[Begin Data excerpt]
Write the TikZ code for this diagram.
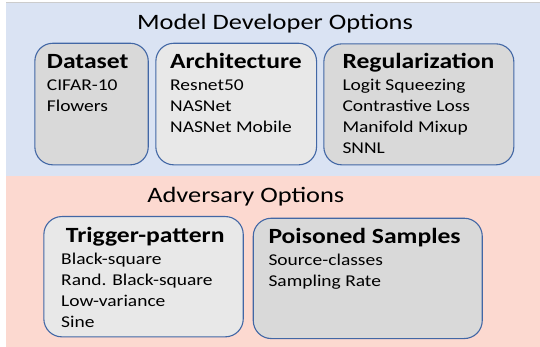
\documentclass[tikz,border=0pt]{standalone}
\usepackage{fontspec}
\setmainfont{Carlito}
\usepackage{graphicx}
\usetikzlibrary{positioning}

\definecolor{devBlue}{RGB}{218,227,243}
\definecolor{advPink}{RGB}{252,217,208}
\definecolor{boxLine}{RGB}{66,103,165}
\definecolor{boxDark}{RGB}{217,217,217}
\definecolor{boxLight}{RGB}{232,232,232}

% Calibri in the reference is set a little wide
\newcommand{\wide}[2][1.18]{\scalebox{#1}[1]{#2}}

\tikzset{
    optbox/.style={draw=boxLine, line width=1.1pt, rounded corners=18pt,
        inner sep=0pt, anchor=north west},
    head/.style={inner sep=0pt, font=\fontsize{21.7}{21}\selectfont\bfseries},
    items/.style={inner sep=0pt, font=\fontsize{16.5}{21}\selectfont},
    section/.style={inner sep=0pt, anchor=base, font=\fontsize{22}{26}\selectfont}
}

\begin{document}
\begin{tikzpicture}[x=1pt, y=-1pt]
        \useasboundingbox (0,0) rectangle (540,347);
        \fill[devBlue] (6,2) rectangle (540,176);
        \fill[advPink] (6,176) rectangle (540,347);
        \draw[black!20] (6,2) -- (540,2);

        % model developer side
        \node[section] (devTitle) at (275,29.3) {\wide[1.2]{Model Developer Options}};
        \node[optbox, fill=boxDark, minimum width=113.4pt, minimum height=121.6pt] (dataset) at (34.3,42.7) {};
        \node[optbox, fill=boxLight, minimum width=160.7pt, minimum height=121.6pt] (arch) at (155.3,42.7) {};
        \node[optbox, fill=boxDark, minimum width=190pt, minimum height=121pt] (reg) at (323.3,43.3) {};

        \node[head, below right=26.3pt and 12.4pt of dataset.north west, anchor=base west] (dataTitle) {\wide{Dataset}};
        \node[items, below=21.7pt of dataTitle.base west, anchor=base west] (dataItems) {\wide{\begin{tabular}[t]{@{}l@{}}
                CIFAR-10 \\
                Flowers
            \end{tabular}}};
        \node[head, below right=26.3pt and 14.7pt of arch.north west, anchor=base west] (archTitle) {\wide{Architecture}};
        \node[items, below=21.7pt of archTitle.base west, anchor=base west] (archItems) {\wide{\begin{tabular}[t]{@{}l@{}}
                Resnet50 \\
                NASNet \\
                NASNet Mobile
            \end{tabular}}};
        \node[head, below right=25.7pt and 19pt of reg.north west, anchor=base west] (regTitle) {\wide{Regularization}};
        \node[items, below=21.7pt of regTitle.base west, anchor=base west] (regItems) {\wide{\begin{tabular}[t]{@{}l@{}}
                Logit Squeezing \\
                Contrastive Loss \\
                Manifold Mixup \\
                SNNL
            \end{tabular}}};

        % adversary side
        \node[section] (advTitle) at (245.8,202.7) {\wide[1.2]{Adversary Options}};
        \node[optbox, fill=boxLight, minimum width=199.4pt, minimum height=120.3pt] (trigger) at (43.3,216) {};
        \node[optbox, fill=boxDark, minimum width=229pt, minimum height=120.3pt] (poisoned) at (252.7,217.7) {};

        \node[head, below right=26.7pt and 22.4pt of trigger.north west, anchor=base west] (trigTitle) {\wide{Trigger-pattern}};
        \node[items, below left=22pt and 4.7pt of trigTitle.base west, anchor=base west] (trigItems) {\wide{\begin{tabular}[t]{@{}l@{}}
                Black-square \\
                Rand. Black-square \\
                Low-variance \\
                Sine
            \end{tabular}}};
        \node[head, below right=26pt and 15.6pt of poisoned.north west, anchor=base west] (poisTitle) {\wide{Poisoned Samples}};
        \node[items, below=21.6pt of poisTitle.base west, anchor=base west] (poisItems) {\wide{\begin{tabular}[t]{@{}l@{}}
                Source-classes \\
                Sampling Rate
            \end{tabular}}};
    \end{tikzpicture}
\end{document}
[End Data excerpt]
**Aim of the exercise**
Look at the listing and set down only the lines from its start through the line with "(6,2) -- (540,2);", word for word and without pictures.

**Finished task**
Write the TikZ code for this diagram.
\documentclass[tikz,border=0pt]{standalone}
\usepackage{fontspec}
\setmainfont{Carlito}
\usepackage{graphicx}
\usetikzlibrary{positioning}

\definecolor{devBlue}{RGB}{218,227,243}
\definecolor{advPink}{RGB}{252,217,208}
\definecolor{boxLine}{RGB}{66,103,165}
\definecolor{boxDark}{RGB}{217,217,217}
\definecolor{boxLight}{RGB}{232,232,232}

% Calibri in the reference is set a little wide
\newcommand{\wide}[2][1.18]{\scalebox{#1}[1]{#2}}

\tikzset{
    optbox/.style={draw=boxLine, line width=1.1pt, rounded corners=18pt,
        inner sep=0pt, anchor=north west},
    head/.style={inner sep=0pt, font=\fontsize{21.7}{21}\selectfont\bfseries},
    items/.style={inner sep=0pt, font=\fontsize{16.5}{21}\selectfont},
    section/.style={inner sep=0pt, anchor=base, font=\fontsize{22}{26}\selectfont}
}

\begin{document}
\begin{tikzpicture}[x=1pt, y=-1pt]
        \useasboundingbox (0,0) rectangle (540,347);
        \fill[devBlue] (6,2) rectangle (540,176);
        \fill[advPink] (6,176) rectangle (540,347);
        \draw[black!20] (6,2) -- (540,2);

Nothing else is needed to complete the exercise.